Eleven unique short stories featuring young trans women stumbling through loss, sex, harassment, and love in settings ranging from a rural Mennonite town to a hipster gay bar in Brooklyn. These stories, shiny with whiskey and prairie sunsets, rattling subways and neglected cats, show growing up as a trans girl can be charming, funny, frustrating, or sad, but never will it be predictable.

A Safe Girl to Love, winner of the Lambda Literary Award for transgender fiction, was first published in 2014. Now back in print after a long absence, this new edition includes an afterword by the author.

 

On Community

We need community to live. But what does it look like? Why does it often feel like it’s slipping away?

We are all hinged to some definition of a community, be it as simple as where we live, complex as the beliefs we share, or as intentional as those we call family. In an episodic personal essay, Casey Plett draws on a range of firsthand experiences to start a conversation about the larger implications of community as a word, an idea, and a symbol.
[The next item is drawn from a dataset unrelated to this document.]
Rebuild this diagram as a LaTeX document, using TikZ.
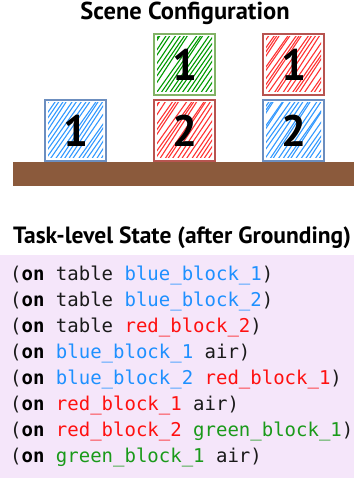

With each thread a cumulative definition of community, and what it has come to mean to Plett, emerges.

Looking at phenomena from transgender literature, to Mennonite history, to hacker houses of Silicon Valley, and the rise of nationalism in North America, Plett delves into the thorny intractability of community’s boons and faults. Deeply personal, authoritative in its illuminations, On Community is an essential contribution to the larger cultural discourse that asks how, and to what socio-political ends, we form bonds with one another.

 

About the authors

Casey Plett is the author of A Dream of a Woman, Little Fish, A Safe Girl to Love, the co-editor of Meanwhile, Elsewhere: Science Fiction and Fantasy From Transgender Writers, and the Publisher at LittlePuss Press. She has written for The New York Times, Harper’s Bazaar, The Guardian, The Globe and Mail, McSweeney’s Internet Tendency, The Winnipeg Free Press, and other publications. A winner of the Amazon First Novel Award, the Firecracker Award for Fiction, and a two-time winner of the Lambda Literary Award, her work has also been nominated for the Scotiabank Giller Prize.

Cassius Adair is an audio producer, writer, and researcher from Virginia. Currently, he is an Assistant Professor of Media Studies at The New School in New York City. Dr. Adair holds a PhD from the University of Michigan. His writing appears in American Quarterly, American Literature, Avidly, The Rumpus, Make Literary Magazine, Nursing Clio, Misadventures Magazine, Semiotic Review, and Transgender Studies Quarterly. He is a coauthor of the experimental scholarly book Technoprecarious (MIT, 2020) and is currently writing a book about transgender people and the Internet.

torrin a. greathouse is a transgender cripple-punk poet and essayist. She received her MFA in creative writing from the University of Minnesota. Their work has been featured in Poetry Magazine, The Rumpus, The New York Times Magazine, Ploughshares, and The Kenyon Review. She has received fellowships from the National Endowment for the Arts, the Effing Foundation for Sex Positivity, Zoeglossia, and the University of Arizona Poetry Center. Her debut poetry collection, Wound from the Mouth of a Wound (Milkweed Editions, 2020), was a finalist for the Minnesota Book Award, CLMP Firecracker Award, and winner of the 2022 Kate Tufts Discovery Award. Her second book of poetry, DEED, will be released by Wesleyan University Press in 2024. She teaches at the Rainier Writing Workshop, the low-residency MFA program at Pacific Lutheran University.

Daphne DiFazio is a poet, performer, and graduate of the University of Wisconsin–Madison, where she was an OMAI–First Wave scholar. An alumna of Hedgebrook’s Writer-in-Residence Program and recent Best New Poets nominee, Daphne lives in Minneapolis and works for Coffee House Press. Her writing can be found at daphnedifazio.com.

Alice Stoehr is a writer who lives in Minneapolis.

Aegor Ray is a writer, interdisciplinary artist, and organizer with the Sex Workers Organizing Project (SWOP-Minneapolis). His work has appeared in Peach Mag, MnArtists.org, and BEST BUDS! Collective. He was shortlisted for the 2018 Cosmonauts Ave Poetry Prize and was a 2018-2019 Loft Mentor Series Fellow in poetry. Aegor has performed in or created public art for Pangea Theater’s 2020 Lake Street Story Circles Project, Queertopia, Queer Voices, and Daddy. He is currently writing a short story collection of trans speculative fiction and paranormal romance. Aegor is a Sagittarius.